I can well believe she may need ongoing psychiatric care, she may need specific support for some decisions, or some areas of her life. But the golden rule (in the UK) when making any best interest decision, is that any proposed action MUST be the LEAST RESTRICTIVE option.
But this setup she is under seems to be the MOST restrictive.
It was never designed for this purpose, it was designed to allow protection for people with severe and permanent lack of capacity, for example an elderly person suffering with dementia, or someone with significant learning disability. Not for someone with a mental illness which may fluctuate and vary in severity.

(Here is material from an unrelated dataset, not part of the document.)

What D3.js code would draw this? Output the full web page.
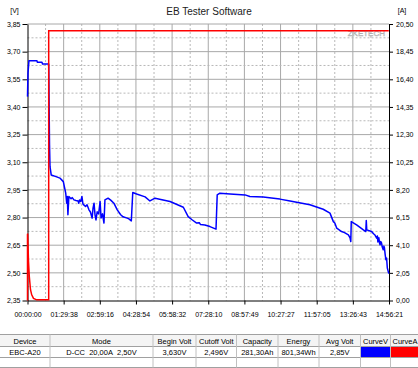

She has the RIGHT to make poor choices. We all do. Making poor choices does NOT equal lack of mental capacity. And you can have capacity that fluctuates, depending on the time of day, month or decision to be made. And capacity decision are DECISION SPECIFIC, you can’t just blanket say someone ‘doesn’t have capacity’ - capacity for what?! Capacity to care for her children perhaps not, capacity to decide what to do with her day, who to see and what to eat, I can’t see any evidence that she doesn’t have capacity for that.
Like I said, I can well believe she requires some sort of support in some areas of her life, and the manager of that support may vary over the course of her life - but not this all encompassing permanent entrapment. It’s excessive and I can’t see ANY justification for it.